Though the band hopes to put out a recorded album in the near future, no official release date has been set, despite indications of a summer EP release. With the end of the world now behind the group, however, the members of Post Sun Times are not afraid to dream big, aspiring to work with some of its dream producers, including Lee “Scratch” Perry and Rick Rubin of Def Jam Records. All the musicians agreed that they hope the band will become a lifelong career.

Though they’ve set serious goals about being successful in the music industry, the band mebers said they love their native West Philly and are always open to performing at house shows throughout the area. The opportunity to play at any setting for college students, Temple included, is something they said they would never turn down.

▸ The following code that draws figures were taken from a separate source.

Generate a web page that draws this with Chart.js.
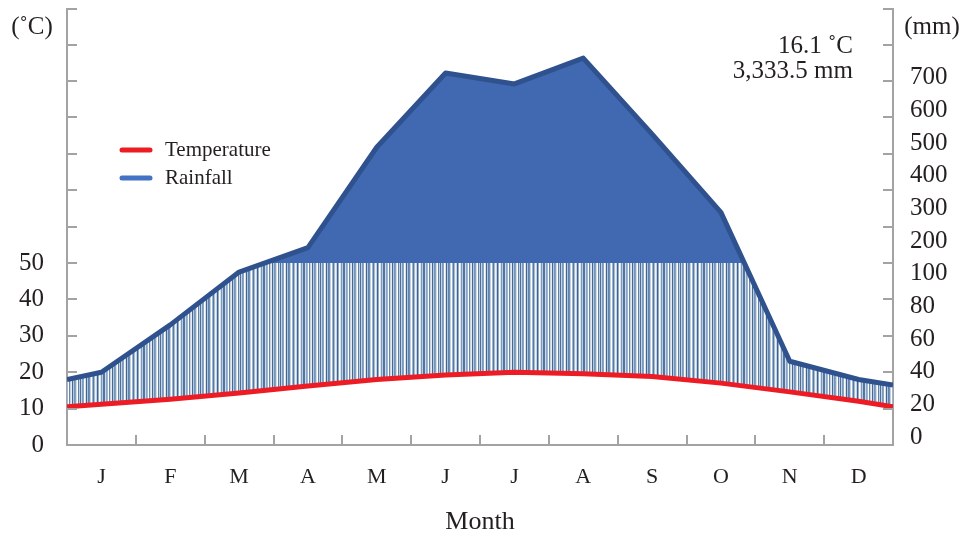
<!DOCTYPE html>
<html>
<head>
<meta charset="utf-8">
<script src="https://cdn.jsdelivr.net/npm/chart.js@4.4.1/dist/chart.umd.min.js"></script>
<style>
    body { margin: 0; background: #ffffff; }
    #grafico { display: block; }
</style>
</head>
<body>
<canvas id="grafico" width="966" height="538"></canvas>
<script>
// dados
var meses = ['J', 'F', 'M', 'A', 'M', 'J', 'J', 'A', 'S', 'O', 'N', 'D'];
var temperatura = [11.2, 12.6, 14.3, 16.2, 18.0, 19.2, 20.0, 19.6, 18.8, 17.0, 14.6, 12.0];
var chuva = [40, 66, 95, 142, 418, 622, 592, 663, 454, 239, 46, 36];
var temperaturaBordas = [10.5, 10.5];
var chuvaBordas = [36, 33];
var ticksTemperatura = [0, 10, 20, 30, 40, 50];
var ticksChuva = ['0', '20', '40', '60', '80', '100', '200', '300', '400', '500', '600', '700'];
var mediaTexto = '16.1 \u02DAC';
var totalTexto = '3,333.5 mm';

var fonte = '"Liberation Serif", "DejaVu Serif", serif';
var corTexto = '#231f20';
var corEixo = '#a3a3a3';

// acima de 100 mm a escala cai para 10 mm por grau
function chuvaNaEscala(mm) {
    return mm <= 100 ? mm / 2 : 50 + (mm - 100) / 10;
}

function montarPontos(valores, bordas, converter) {
    var pontos = [{x: 0, y: converter(bordas[0])}];
    for (let i = 0; i < valores.length; i++) {
        pontos.push({x: i + 0.5, y: converter(valores[i])});
    }
    pontos.push({x: valores.length, y: converter(bordas[1])});
    return pontos;
}

function criarHachura(ctx) {
    var listras = ['#4a70a0', '#c9d6e2', '#7d9abd', '#8aa5c4', '#ffffff', '#d5e0e9', '#3d6596', '#b4c6d7',
                   '#5f82ad', '#6f8fb6', '#c2d1de', '#ffffff', '#9fb5cc', '#5479a6', '#a9bdd1', '#eef3f7',
                   '#c6d4e0', '#3a6294', '#93acc8', '#ffffff', '#d9e3ec', '#7a98bc', '#bccddb', '#4d74a2',
                   '#4f76a4', '#cfdbe6', '#8ba6c5', '#a2b8ce', '#ffffff', '#6586b0', '#c4d3df', '#e6ecf2',
                   '#446b9c', '#b8c9d9', '#7393b9', '#89a4c3', '#d2dde7', '#ffffff', '#5d80ab', '#c0cfdc'];
    var c = document.createElement('canvas');
    c.width = listras.length;
    c.height = 4;
    var p = c.getContext('2d');
    for (let i = 0; i < listras.length; i++) {
        p.fillStyle = listras[i];
        p.fillRect(i, 0, 1, 4);
    }
    return ctx.createPattern(c, 'repeat');
}

function semPaddingVertical(axis) {
    axis.paddingTop = 0;
    axis.paddingBottom = 0;
}

var extras = {
    id: 'extras',
    afterDraw: function(chart) {
        var ctx = chart.ctx;
        var area = chart.chartArea;
        var y = chart.scales.y;
        var x = chart.scales.x;
        ctx.save();

        // marcas internas dos eixos
        ctx.strokeStyle = corEixo;
        ctx.lineWidth = 2;
        ctx.beginPath();
        for (let v = 0; v <= 120; v += 10) {
            var py = Math.max(Math.round(y.getPixelForValue(v)), area.top);
            ctx.moveTo(area.left, py);
            ctx.lineTo(area.left + 10, py);
            ctx.moveTo(area.right - 10, py);
            ctx.lineTo(area.right, py);
        }
        for (let m = 1; m < meses.length; m++) {
            var px = Math.round(x.getPixelForValue(m));
            ctx.moveTo(px, area.bottom);
            ctx.lineTo(px, area.bottom - 10);
        }
        ctx.stroke();

        // unidades
        ctx.fillStyle = corTexto;
        ctx.font = '25px ' + fonte;
        ctx.textBaseline = 'middle';
        ctx.textAlign = 'center';
        ctx.fillText('(\u02DAC)', 32, 27);
        ctx.fillText('(mm)', 932, 27);

        // media e total
        ctx.textAlign = 'right';
        ctx.fillText(mediaTexto, 853, 46);
        ctx.fillText(totalTexto, 853, 71);

        // legenda
        var itens = [
            {texto: chart.data.datasets[0].label, cor: '#ed1c24'},
            {texto: chart.data.datasets[1].label, cor: '#4472c4'}
        ];
        ctx.font = '21px ' + fonte;
        ctx.textAlign = 'left';
        ctx.lineCap = 'round';
        ctx.lineWidth = 5;
        for (let i = 0; i < itens.length; i++) {
            var ly = 150 + i * 28;
            ctx.strokeStyle = itens[i].cor;
            ctx.beginPath();
            ctx.moveTo(122, ly);
            ctx.lineTo(150, ly);
            ctx.stroke();
            ctx.fillText(itens[i].texto, 165, ly);
        }
        ctx.restore();
    }
};

function desenharGrafico() {
    var ctx = document.getElementById('grafico').getContext('2d');
    var hachura = criarHachura(ctx);
    var pontosTemp = montarPontos(temperatura, temperaturaBordas, function(v) { return v; });
    var pontosChuva = montarPontos(chuva, chuvaBordas, chuvaNaEscala);

    new Chart(ctx, {
        type: 'line',
        data: {
            datasets: [{
                label: 'Temperature',
                data: pontosTemp,
                borderColor: '#ed1c24',
                borderWidth: 5,
                pointRadius: 0,
                fill: false,
                order: 0
            }, {
                label: 'Rainfall',
                data: pontosChuva,
                borderColor: '#2f528f',
                borderWidth: 5,
                borderJoinStyle: 'round',
                pointRadius: 0,
                fill: {target: {value: 50}, above: '#4169b1', below: 'rgba(0,0,0,0)'},
                order: 1
            }, {
                label: 'humido',
                data: pontosChuva,
                borderColor: 'rgba(0,0,0,0)',
                borderWidth: 0,
                pointRadius: 0,
                fill: {target: 0, above: hachura, below: 'rgba(0,0,0,0)'},
                order: 2
            }]
        },
        options: {
            responsive: false,
            animation: false,
            layout: {
                padding: {top: 9, left: 0, right: 0, bottom: 0}
            },
            plugins: {
                legend: {display: false},
                tooltip: {enabled: false}
            },
            scales: {
                x: {
                    type: 'linear',
                    min: 0,
                    max: 12,
                    afterBuildTicks: function(axis) {
                        axis.ticks = meses.map(function(m, i) { return {value: i + 0.5}; });
                    },
                    afterFit: function(axis) {
                        axis.height = 93;
                        axis.paddingLeft = 0;
                        axis.paddingRight = 0;
                    },
                    grid: {display: true, drawOnChartArea: false, drawTicks: false},
                    border: {display: true, color: corEixo, width: 2},
                    ticks: {
                        color: corTexto,
                        padding: 19,
                        maxRotation: 0,
                        autoSkip: false,
                        font: {family: fonte, size: 22},
                        callback: function(value) { return meses[Math.floor(value)]; }
                    },
                    title: {
                        display: true,
                        text: 'Month',
                        color: corTexto,
                        font: {family: fonte, size: 26},
                        padding: {top: 16, bottom: 0}
                    }
                },
                y: {
                    position: 'left',
                    min: 0,
                    // 50 cai num pixel inteiro (sem emenda no preenchimento)
                    max: 119.78,
                    afterBuildTicks: function(axis) {
                        axis.ticks = ticksTemperatura.map(function(v) { return {value: v}; });
                    },
                    afterFit: function(axis) {
                        axis.width = 67;
                        semPaddingVertical(axis);
                    },
                    grid: {display: true, drawOnChartArea: false, drawTicks: false},
                    border: {display: true, color: corEixo, width: 2},
                    ticks: {
                        color: corTexto,
                        padding: 23,
                        font: {family: fonte, size: 25}
                    }
                },
                y2: {
                    position: 'right',
                    min: -0.235,
                    max: 13.1,
                    afterBuildTicks: function(axis) {
                        axis.ticks = ticksChuva.map(function(t, i) { return {value: i}; });
                    },
                    afterFit: function(axis) {
                        axis.width = 73;
                        semPaddingVertical(axis);
                    },
                    grid: {display: true, drawOnChartArea: false, drawTicks: false},
                    border: {display: true, color: corEixo, width: 2},
                    ticks: {
                        color: corTexto,
                        padding: 17,
                        font: {family: fonte, size: 25},
                        callback: function(value) { return ticksChuva[value]; }
                    }
                }
            }
        },
        plugins: [extras]
    });
}

desenharGrafico();
</script>
</body>
</html>
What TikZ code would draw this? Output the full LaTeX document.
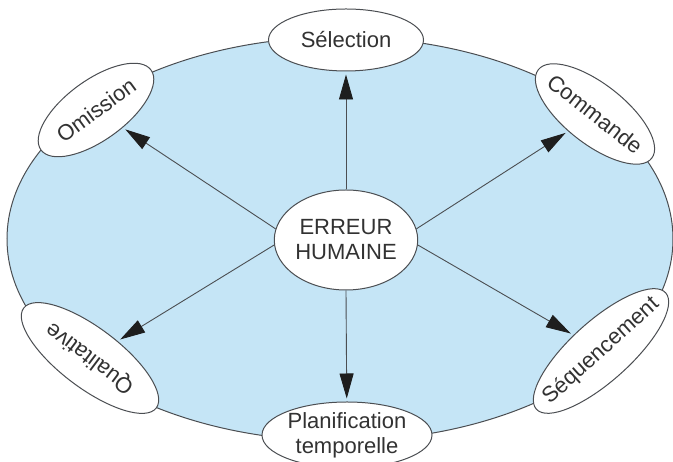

“My dad told me from step one, ‘Don’t ever sell drugs to college students, but you should play music for them,’” Smith said.

With those guidelines in mind, and plenty of confidence in its catchy, energetic sound, Post Sun Times hopes to spread its music to new audiences faster than a zombie plague.

With a second listen from a label affiliated with Universal Records under their belt, the “dirty West Philly boys,” as Ferguson labeled them, don’t seem all that far away from receiving the recognition they’re working toward. They certainly have the positive mindset needed to soldier on to success.

“Our worst song is f—in’ amazing,” Kay said. Clearly, there can be no self-doubt when your band formed to guide the world through the apocalypse.